** Task statement **
Every record must be repeated exactly; omit any pictures they contain.

------ Given records

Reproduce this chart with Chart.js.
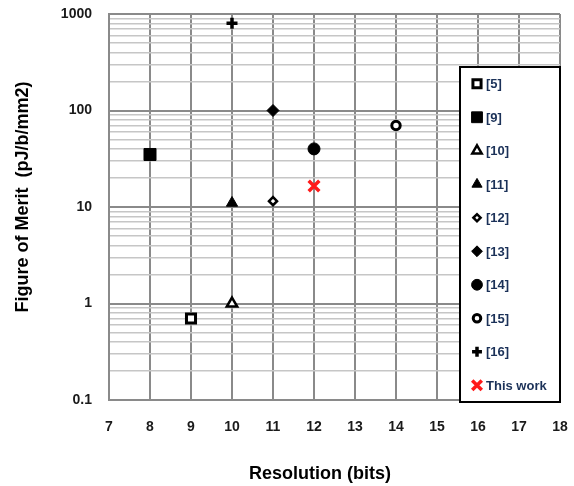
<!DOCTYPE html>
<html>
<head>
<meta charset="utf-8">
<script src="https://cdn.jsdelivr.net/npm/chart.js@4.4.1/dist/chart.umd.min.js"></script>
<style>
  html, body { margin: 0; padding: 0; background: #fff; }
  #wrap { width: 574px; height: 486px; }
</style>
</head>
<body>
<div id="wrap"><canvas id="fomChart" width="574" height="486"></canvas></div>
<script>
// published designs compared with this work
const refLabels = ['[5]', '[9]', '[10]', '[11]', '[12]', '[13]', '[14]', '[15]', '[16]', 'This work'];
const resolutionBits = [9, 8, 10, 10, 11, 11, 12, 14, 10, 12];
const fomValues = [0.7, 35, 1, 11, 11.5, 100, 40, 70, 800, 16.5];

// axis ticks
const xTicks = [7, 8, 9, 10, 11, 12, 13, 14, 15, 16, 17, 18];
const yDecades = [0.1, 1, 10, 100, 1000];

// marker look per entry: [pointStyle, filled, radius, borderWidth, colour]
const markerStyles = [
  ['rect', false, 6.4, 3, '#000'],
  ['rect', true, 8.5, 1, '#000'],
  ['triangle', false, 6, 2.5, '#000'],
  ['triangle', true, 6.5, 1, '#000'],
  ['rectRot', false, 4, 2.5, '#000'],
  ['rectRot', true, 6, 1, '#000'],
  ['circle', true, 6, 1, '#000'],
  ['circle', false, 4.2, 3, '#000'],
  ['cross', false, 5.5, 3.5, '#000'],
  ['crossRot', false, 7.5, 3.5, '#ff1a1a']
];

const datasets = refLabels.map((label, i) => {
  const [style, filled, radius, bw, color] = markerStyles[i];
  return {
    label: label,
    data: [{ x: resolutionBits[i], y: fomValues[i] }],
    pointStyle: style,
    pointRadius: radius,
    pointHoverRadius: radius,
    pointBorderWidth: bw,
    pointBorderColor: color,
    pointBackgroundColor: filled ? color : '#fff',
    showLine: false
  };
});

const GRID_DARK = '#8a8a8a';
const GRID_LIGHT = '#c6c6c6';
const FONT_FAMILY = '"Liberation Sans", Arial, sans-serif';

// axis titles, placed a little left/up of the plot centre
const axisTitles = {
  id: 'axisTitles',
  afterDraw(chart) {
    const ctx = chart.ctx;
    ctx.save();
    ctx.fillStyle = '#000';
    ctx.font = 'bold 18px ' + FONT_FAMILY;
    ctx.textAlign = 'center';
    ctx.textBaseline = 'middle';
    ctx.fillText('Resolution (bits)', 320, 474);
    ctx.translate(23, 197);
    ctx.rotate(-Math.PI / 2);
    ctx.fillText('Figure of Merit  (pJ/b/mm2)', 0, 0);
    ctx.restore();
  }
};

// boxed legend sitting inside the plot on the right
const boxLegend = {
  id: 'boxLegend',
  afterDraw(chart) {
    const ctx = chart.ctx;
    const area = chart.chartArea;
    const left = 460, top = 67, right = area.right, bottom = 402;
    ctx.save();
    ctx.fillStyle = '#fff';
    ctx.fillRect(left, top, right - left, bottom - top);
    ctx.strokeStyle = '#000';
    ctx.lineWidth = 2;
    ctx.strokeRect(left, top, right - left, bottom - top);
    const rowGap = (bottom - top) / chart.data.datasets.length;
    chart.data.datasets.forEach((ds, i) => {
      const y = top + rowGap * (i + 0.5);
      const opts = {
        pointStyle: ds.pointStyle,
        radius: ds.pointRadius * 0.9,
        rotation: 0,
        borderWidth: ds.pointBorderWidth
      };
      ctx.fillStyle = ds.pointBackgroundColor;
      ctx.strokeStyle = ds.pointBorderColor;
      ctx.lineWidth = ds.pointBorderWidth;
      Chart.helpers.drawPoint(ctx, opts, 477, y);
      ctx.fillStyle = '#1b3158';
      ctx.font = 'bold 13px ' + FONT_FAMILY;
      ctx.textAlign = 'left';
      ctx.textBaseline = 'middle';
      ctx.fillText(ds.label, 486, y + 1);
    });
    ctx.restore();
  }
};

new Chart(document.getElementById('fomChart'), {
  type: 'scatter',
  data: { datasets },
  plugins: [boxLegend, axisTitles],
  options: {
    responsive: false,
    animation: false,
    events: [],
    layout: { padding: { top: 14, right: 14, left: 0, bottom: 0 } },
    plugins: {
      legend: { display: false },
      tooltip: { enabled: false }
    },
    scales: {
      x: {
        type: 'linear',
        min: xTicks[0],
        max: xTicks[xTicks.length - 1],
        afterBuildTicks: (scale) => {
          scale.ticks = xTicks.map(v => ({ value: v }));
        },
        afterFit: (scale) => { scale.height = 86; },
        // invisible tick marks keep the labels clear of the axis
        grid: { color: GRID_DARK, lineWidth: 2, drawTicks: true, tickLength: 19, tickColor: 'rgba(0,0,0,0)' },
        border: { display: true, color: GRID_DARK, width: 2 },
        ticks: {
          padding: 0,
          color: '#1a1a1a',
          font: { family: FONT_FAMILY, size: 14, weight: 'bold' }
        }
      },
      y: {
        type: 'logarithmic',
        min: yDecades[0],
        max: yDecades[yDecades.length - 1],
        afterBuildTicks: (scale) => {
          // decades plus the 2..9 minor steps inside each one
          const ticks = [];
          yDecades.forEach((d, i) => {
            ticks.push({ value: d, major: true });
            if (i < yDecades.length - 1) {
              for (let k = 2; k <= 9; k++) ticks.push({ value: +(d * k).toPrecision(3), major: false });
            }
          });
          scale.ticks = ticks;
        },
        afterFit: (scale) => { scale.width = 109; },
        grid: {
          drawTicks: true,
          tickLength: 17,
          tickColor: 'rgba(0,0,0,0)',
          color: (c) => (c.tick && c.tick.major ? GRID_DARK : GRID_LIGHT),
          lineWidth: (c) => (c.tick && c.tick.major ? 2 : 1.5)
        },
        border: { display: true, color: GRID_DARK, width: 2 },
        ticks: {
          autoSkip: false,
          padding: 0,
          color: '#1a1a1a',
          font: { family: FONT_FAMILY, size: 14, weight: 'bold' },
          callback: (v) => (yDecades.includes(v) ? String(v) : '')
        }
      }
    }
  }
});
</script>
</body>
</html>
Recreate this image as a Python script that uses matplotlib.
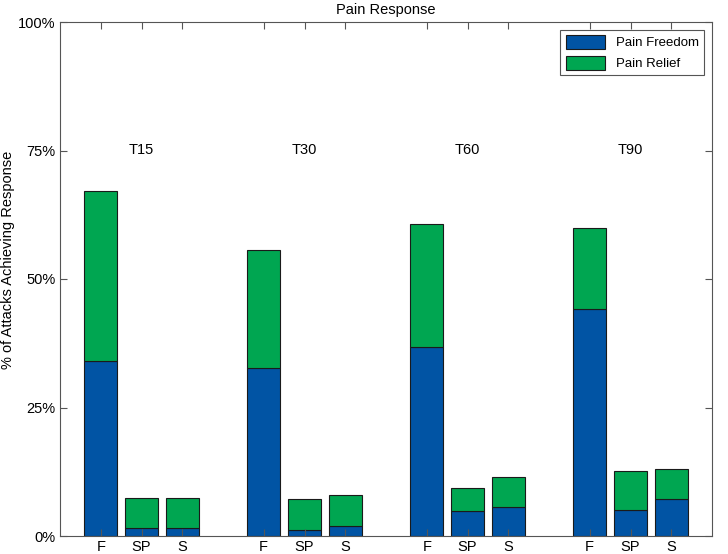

------------

** Written solution **
Reproduce this chart with Chart.js.
<!DOCTYPE html>
<html>
<head>
<meta charset="utf-8">
<script src="https://cdn.jsdelivr.net/npm/chart.js@4.4.1/dist/chart.umd.min.js"></script>
<style>
  html, body { margin: 0; padding: 0; background: #fff; }
  #wrap { width: 574px; height: 486px; }
</style>
</head>
<body>
<div id="wrap"><canvas id="fomChart" width="574" height="486"></canvas></div>
<script>
// published designs compared with this work
const refLabels = ['[5]', '[9]', '[10]', '[11]', '[12]', '[13]', '[14]', '[15]', '[16]', 'This work'];
const resolutionBits = [9, 8, 10, 10, 11, 11, 12, 14, 10, 12];
const fomValues = [0.7, 35, 1, 11, 11.5, 100, 40, 70, 800, 16.5];

// axis ticks
const xTicks = [7, 8, 9, 10, 11, 12, 13, 14, 15, 16, 17, 18];
const yDecades = [0.1, 1, 10, 100, 1000];

// marker look per entry: [pointStyle, filled, radius, borderWidth, colour]
const markerStyles = [
  ['rect', false, 6.4, 3, '#000'],
  ['rect', true, 8.5, 1, '#000'],
  ['triangle', false, 6, 2.5, '#000'],
  ['triangle', true, 6.5, 1, '#000'],
  ['rectRot', false, 4, 2.5, '#000'],
  ['rectRot', true, 6, 1, '#000'],
  ['circle', true, 6, 1, '#000'],
  ['circle', false, 4.2, 3, '#000'],
  ['cross', false, 5.5, 3.5, '#000'],
  ['crossRot', false, 7.5, 3.5, '#ff1a1a']
];

const datasets = refLabels.map((label, i) => {
  const [style, filled, radius, bw, color] = markerStyles[i];
  return {
    label: label,
    data: [{ x: resolutionBits[i], y: fomValues[i] }],
    pointStyle: style,
    pointRadius: radius,
    pointHoverRadius: radius,
    pointBorderWidth: bw,
    pointBorderColor: color,
    pointBackgroundColor: filled ? color : '#fff',
    showLine: false
  };
});

const GRID_DARK = '#8a8a8a';
const GRID_LIGHT = '#c6c6c6';
const FONT_FAMILY = '"Liberation Sans", Arial, sans-serif';

// axis titles, placed a little left/up of the plot centre
const axisTitles = {
  id: 'axisTitles',
  afterDraw(chart) {
    const ctx = chart.ctx;
    ctx.save();
    ctx.fillStyle = '#000';
    ctx.font = 'bold 18px ' + FONT_FAMILY;
    ctx.textAlign = 'center';
    ctx.textBaseline = 'middle';
    ctx.fillText('Resolution (bits)', 320, 474);
    ctx.translate(23, 197);
    ctx.rotate(-Math.PI / 2);
    ctx.fillText('Figure of Merit  (pJ/b/mm2)', 0, 0);
    ctx.restore();
  }
};

// boxed legend sitting inside the plot on the right
const boxLegend = {
  id: 'boxLegend',
  afterDraw(chart) {
    const ctx = chart.ctx;
    const area = chart.chartArea;
    const left = 460, top = 67, right = area.right, bottom = 402;
    ctx.save();
    ctx.fillStyle = '#fff';
    ctx.fillRect(left, top, right - left, bottom - top);
    ctx.strokeStyle = '#000';
    ctx.lineWidth = 2;
    ctx.strokeRect(left, top, right - left, bottom - top);
    const rowGap = (bottom - top) / chart.data.datasets.length;
    chart.data.datasets.forEach((ds, i) => {
      const y = top + rowGap * (i + 0.5);
      const opts = {
        pointStyle: ds.pointStyle,
        radius: ds.pointRadius * 0.9,
        rotation: 0,
        borderWidth: ds.pointBorderWidth
      };
      ctx.fillStyle = ds.pointBackgroundColor;
      ctx.strokeStyle = ds.pointBorderColor;
      ctx.lineWidth = ds.pointBorderWidth;
      Chart.helpers.drawPoint(ctx, opts, 477, y);
      ctx.fillStyle = '#1b3158';
      ctx.font = 'bold 13px ' + FONT_FAMILY;
      ctx.textAlign = 'left';
      ctx.textBaseline = 'middle';
      ctx.fillText(ds.label, 486, y + 1);
    });
    ctx.restore();
  }
};

new Chart(document.getElementById('fomChart'), {
  type: 'scatter',
  data: { datasets },
  plugins: [boxLegend, axisTitles],
  options: {
    responsive: false,
    animation: false,
    events: [],
    layout: { padding: { top: 14, right: 14, left: 0, bottom: 0 } },
    plugins: {
      legend: { display: false },
      tooltip: { enabled: false }
    },
    scales: {
      x: {
        type: 'linear',
        min: xTicks[0],
        max: xTicks[xTicks.length - 1],
        afterBuildTicks: (scale) => {
          scale.ticks = xTicks.map(v => ({ value: v }));
        },
        afterFit: (scale) => { scale.height = 86; },
        // invisible tick marks keep the labels clear of the axis
        grid: { color: GRID_DARK, lineWidth: 2, drawTicks: true, tickLength: 19, tickColor: 'rgba(0,0,0,0)' },
        border: { display: true, color: GRID_DARK, width: 2 },
        ticks: {
          padding: 0,
          color: '#1a1a1a',
          font: { family: FONT_FAMILY, size: 14, weight: 'bold' }
        }
      },
      y: {
        type: 'logarithmic',
        min: yDecades[0],
        max: yDecades[yDecades.length - 1],
        afterBuildTicks: (scale) => {
          // decades plus the 2..9 minor steps inside each one
          const ticks = [];
          yDecades.forEach((d, i) => {
            ticks.push({ value: d, major: true });
            if (i < yDecades.length - 1) {
              for (let k = 2; k <= 9; k++) ticks.push({ value: +(d * k).toPrecision(3), major: false });
            }
          });
          scale.ticks = ticks;
        },
        afterFit: (scale) => { scale.width = 109; },
        grid: {
          drawTicks: true,
          tickLength: 17,
          tickColor: 'rgba(0,0,0,0)',
          color: (c) => (c.tick && c.tick.major ? GRID_DARK : GRID_LIGHT),
          lineWidth: (c) => (c.tick && c.tick.major ? 2 : 1.5)
        },
        border: { display: true, color: GRID_DARK, width: 2 },
        ticks: {
          autoSkip: false,
          padding: 0,
          color: '#1a1a1a',
          font: { family: FONT_FAMILY, size: 14, weight: 'bold' },
          callback: (v) => (yDecades.includes(v) ? String(v) : '')
        }
      }
    }
  }
});
</script>
</body>
</html>
Recreate this image as a Python script that uses matplotlib.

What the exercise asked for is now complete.